··· SOURCE EXCERPT
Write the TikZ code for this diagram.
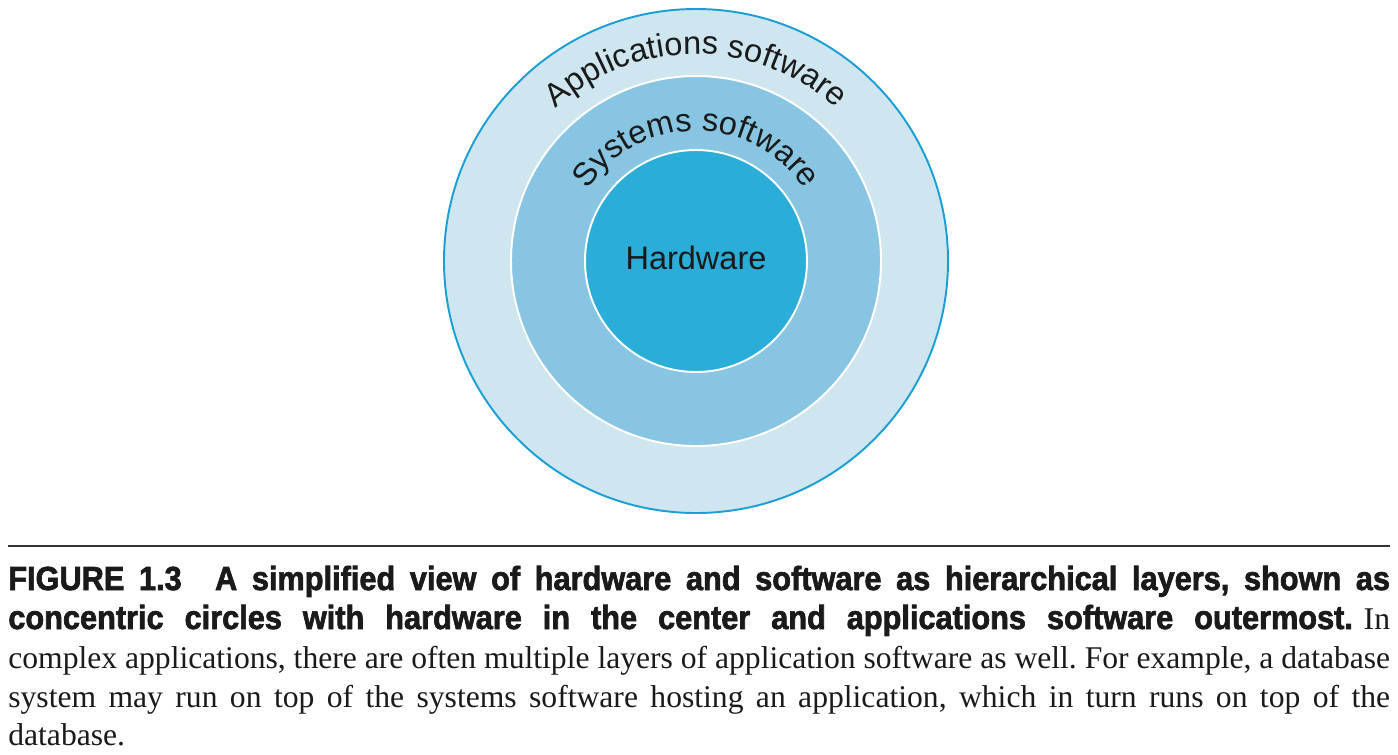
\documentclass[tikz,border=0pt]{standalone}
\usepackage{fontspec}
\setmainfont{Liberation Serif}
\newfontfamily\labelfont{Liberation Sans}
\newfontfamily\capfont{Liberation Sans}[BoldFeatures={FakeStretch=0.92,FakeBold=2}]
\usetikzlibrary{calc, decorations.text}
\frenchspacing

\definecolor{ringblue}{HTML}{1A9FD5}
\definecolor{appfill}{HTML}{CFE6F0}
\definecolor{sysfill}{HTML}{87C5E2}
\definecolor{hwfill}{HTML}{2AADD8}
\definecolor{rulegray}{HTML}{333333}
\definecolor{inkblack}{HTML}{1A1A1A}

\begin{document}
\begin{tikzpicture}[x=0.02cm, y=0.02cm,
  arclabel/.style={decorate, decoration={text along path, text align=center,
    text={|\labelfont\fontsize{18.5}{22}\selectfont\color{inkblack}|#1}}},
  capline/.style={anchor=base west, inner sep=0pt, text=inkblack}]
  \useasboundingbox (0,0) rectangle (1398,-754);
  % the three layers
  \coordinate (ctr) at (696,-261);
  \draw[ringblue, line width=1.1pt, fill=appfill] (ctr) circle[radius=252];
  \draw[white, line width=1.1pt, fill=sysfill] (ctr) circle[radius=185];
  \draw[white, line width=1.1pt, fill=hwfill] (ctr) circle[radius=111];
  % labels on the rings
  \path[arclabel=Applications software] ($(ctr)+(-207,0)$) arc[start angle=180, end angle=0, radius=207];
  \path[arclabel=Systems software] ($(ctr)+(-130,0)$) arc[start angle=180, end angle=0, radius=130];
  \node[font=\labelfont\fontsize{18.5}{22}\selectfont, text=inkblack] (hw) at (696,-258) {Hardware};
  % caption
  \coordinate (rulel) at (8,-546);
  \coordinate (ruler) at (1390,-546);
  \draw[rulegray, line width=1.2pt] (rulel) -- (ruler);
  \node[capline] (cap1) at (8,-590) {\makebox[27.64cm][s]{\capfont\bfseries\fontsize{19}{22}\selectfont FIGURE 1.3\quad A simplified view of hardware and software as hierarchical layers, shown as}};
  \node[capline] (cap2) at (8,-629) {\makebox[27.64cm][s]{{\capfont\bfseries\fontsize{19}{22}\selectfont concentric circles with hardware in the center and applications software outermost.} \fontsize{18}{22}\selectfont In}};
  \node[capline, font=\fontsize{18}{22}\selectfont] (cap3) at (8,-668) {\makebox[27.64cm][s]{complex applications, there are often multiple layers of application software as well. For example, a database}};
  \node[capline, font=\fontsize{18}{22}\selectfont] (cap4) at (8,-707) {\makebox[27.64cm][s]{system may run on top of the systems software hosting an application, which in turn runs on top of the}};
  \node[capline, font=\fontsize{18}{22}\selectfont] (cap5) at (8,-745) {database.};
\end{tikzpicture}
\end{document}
······
• _WHAT YOU SHOULD DO_
Omit the pictures and output all of the other material exactly.

• _OUTPUT_
Write the TikZ code for this diagram.
\documentclass[tikz,border=0pt]{standalone}
\usepackage{fontspec}
\setmainfont{Liberation Serif}
\newfontfamily\labelfont{Liberation Sans}
\newfontfamily\capfont{Liberation Sans}[BoldFeatures={FakeStretch=0.92,FakeBold=2}]
\usetikzlibrary{calc, decorations.text}
\frenchspacing

\definecolor{ringblue}{HTML}{1A9FD5}
\definecolor{appfill}{HTML}{CFE6F0}
\definecolor{sysfill}{HTML}{87C5E2}
\definecolor{hwfill}{HTML}{2AADD8}
\definecolor{rulegray}{HTML}{333333}
\definecolor{inkblack}{HTML}{1A1A1A}

\begin{document}
\begin{tikzpicture}[x=0.02cm, y=0.02cm,
  arclabel/.style={decorate, decoration={text along path, text align=center,
    text={|\labelfont\fontsize{18.5}{22}\selectfont\color{inkblack}|#1}}},
  capline/.style={anchor=base west, inner sep=0pt, text=inkblack}]
  \useasboundingbox (0,0) rectangle (1398,-754);
  % the three layers
  \coordinate (ctr) at (696,-261);
  \draw[ringblue, line width=1.1pt, fill=appfill] (ctr) circle[radius=252];
  \draw[white, line width=1.1pt, fill=sysfill] (ctr) circle[radius=185];
  \draw[white, line width=1.1pt, fill=hwfill] (ctr) circle[radius=111];
  % labels on the rings
  \path[arclabel=Applications software] ($(ctr)+(-207,0)$) arc[start angle=180, end angle=0, radius=207];
  \path[arclabel=Systems software] ($(ctr)+(-130,0)$) arc[start angle=180, end angle=0, radius=130];
  \node[font=\labelfont\fontsize{18.5}{22}\selectfont, text=inkblack] (hw) at (696,-258) {Hardware};
  % caption
  \coordinate (rulel) at (8,-546);
  \coordinate (ruler) at (1390,-546);
  \draw[rulegray, line width=1.2pt] (rulel) -- (ruler);
  \node[capline] (cap1) at (8,-590) {\makebox[27.64cm][s]{\capfont\bfseries\fontsize{19}{22}\selectfont FIGURE 1.3\quad A simplified view of hardware and software as hierarchical layers, shown as}};
  \node[capline] (cap2) at (8,-629) {\makebox[27.64cm][s]{{\capfont\bfseries\fontsize{19}{22}\selectfont concentric circles with hardware in the center and applications software outermost.} \fontsize{18}{22}\selectfont In}};
  \node[capline, font=\fontsize{18}{22}\selectfont] (cap3) at (8,-668) {\makebox[27.64cm][s]{complex applications, there are often multiple layers of application software as well. For example, a database}};
  \node[capline, font=\fontsize{18}{22}\selectfont] (cap4) at (8,-707) {\makebox[27.64cm][s]{system may run on top of the systems software hosting an application, which in turn runs on top of the}};
  \node[capline, font=\fontsize{18}{22}\selectfont] (cap5) at (8,-745) {database.};
\end{tikzpicture}
\end{document}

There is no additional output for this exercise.